Beberapa kenalan guru sempat mengaku kesulitan untuk membendung perilaku negatif ini. Yang akhirnya, mereka harus menyerah dan lebih fokus untuk mengajar pengetahuan, ketimbang mendidik karakter anak. Di sekolah anak hanya diajar.
Saat di luar sekolah, pendidikan informal di lingkungan masyarakat yang seharusnya menjadi sarana penting dalam mendukung pembentukan karakter anak-anak ternyata tidak berjalan maksimal.

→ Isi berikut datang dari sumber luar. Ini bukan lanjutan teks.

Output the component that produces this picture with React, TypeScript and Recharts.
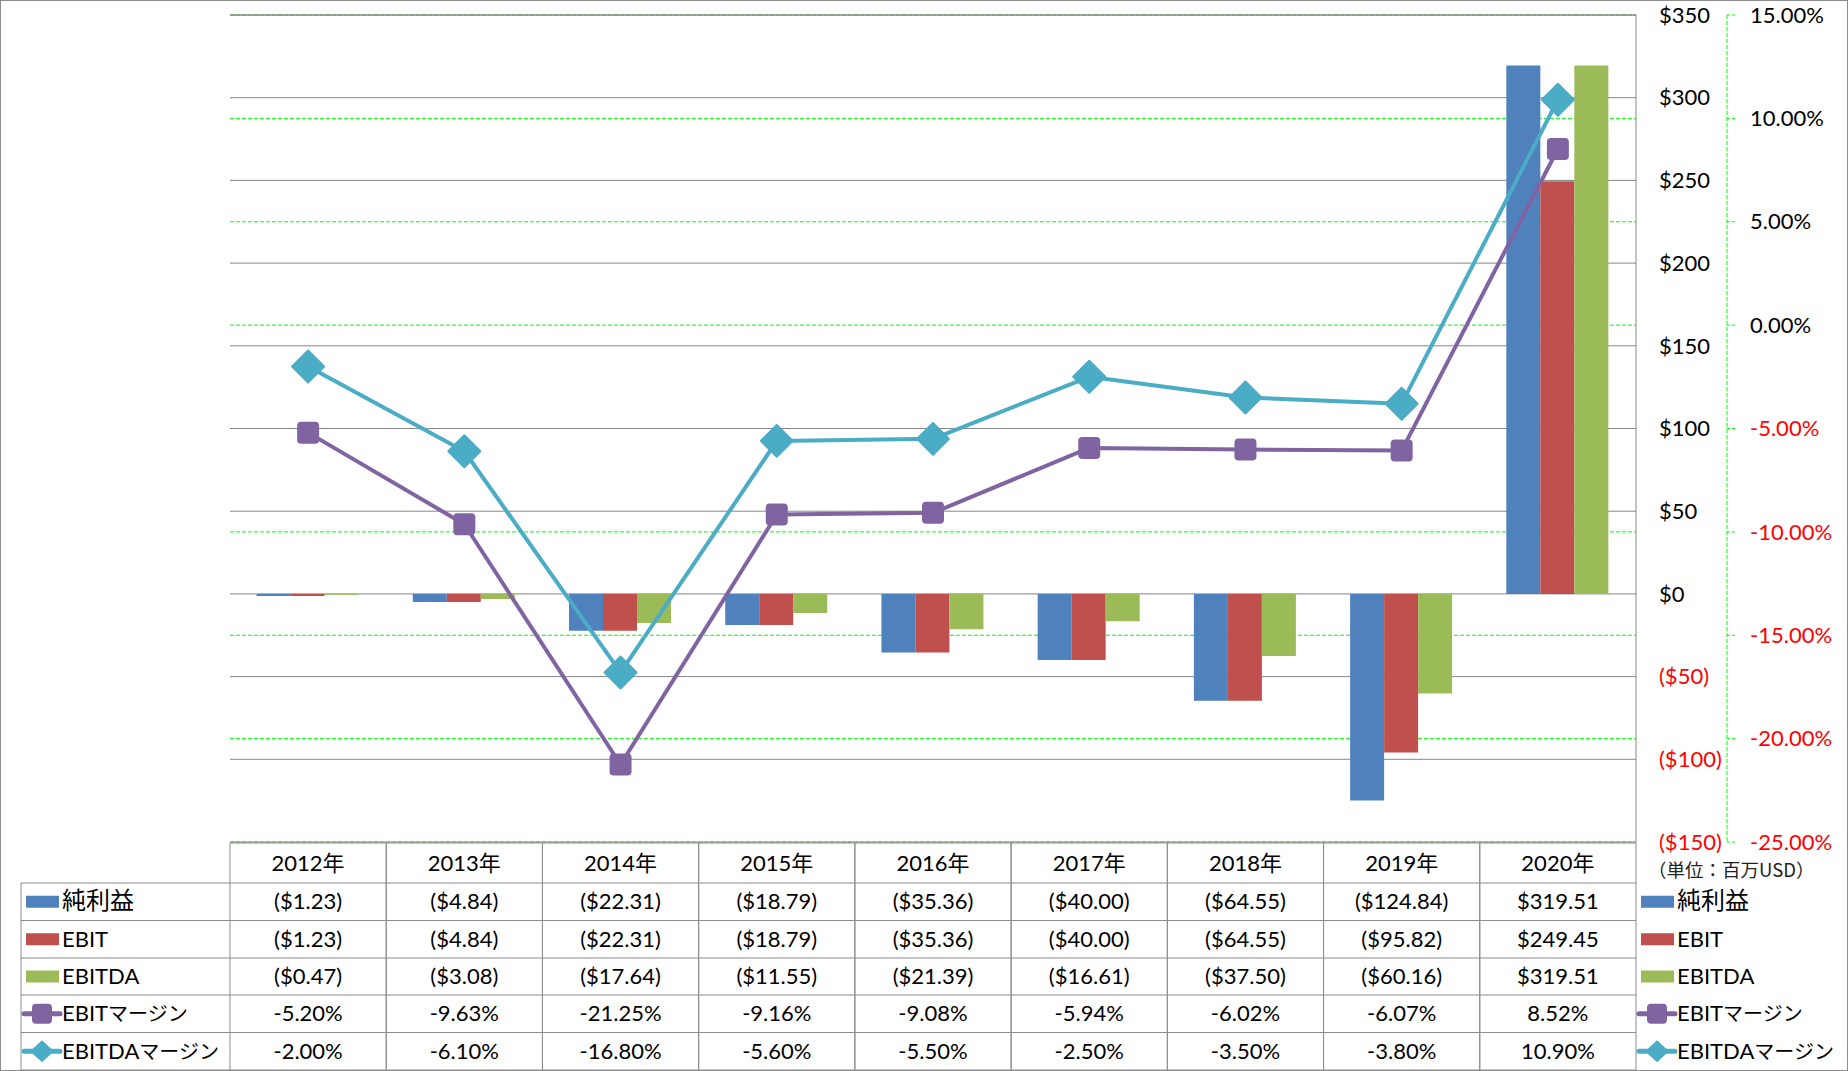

Terkadang, kita sebagai bagian dari masyarakat yang seharusnya memiliki peran dalam pendidikan informal sering abai terhadap perilaku kenakalan remaja, dan cenderung enggan untuk menegur tindakan yang tidak baik atau cuek terhadap perilaku anak di lingkungannya. Kita seringkali kurang peduli atau tidak memiliki kesadaran yang cukup akan pentingnya peran dalam pendidikan informal ini.
Malas untuk membubarkan gerombolan anak usia sekolah yang masih berkeliaran dan nongkrong di malam hari. Atau pura-pura tidak melihat saat ada tindakan yang kurang terpuji dilakukan mereka.
Selain itu, beberapa faktor lain yang mempengaruhi kurangnya peran masyarakat dalam pendidikan informal adalah kurangnya keterlibatan orang tua, kesibukan dalam kehidupan sehari-hari, dan ketidaktahuan akan pentingnya memberikan perhatian dan pengarahan yang positif kepada anak-anak di sekitar mereka. Adanya ketidakpedulian atau ketidaksensitifan terhadap perilaku anak-anak yang tidak pantas juga dapat menghambat upaya pembentukan karakter yang baik.
Seringkali, orang tua baru bereaksi setelah pihak kepolisian melakukan penindakan. Namun, seperti sindiran dari salah satu video polisi yang sempat viral. Orang tua baru menangis minta anak dibebaskan, setelah sebelumnya diabaikan.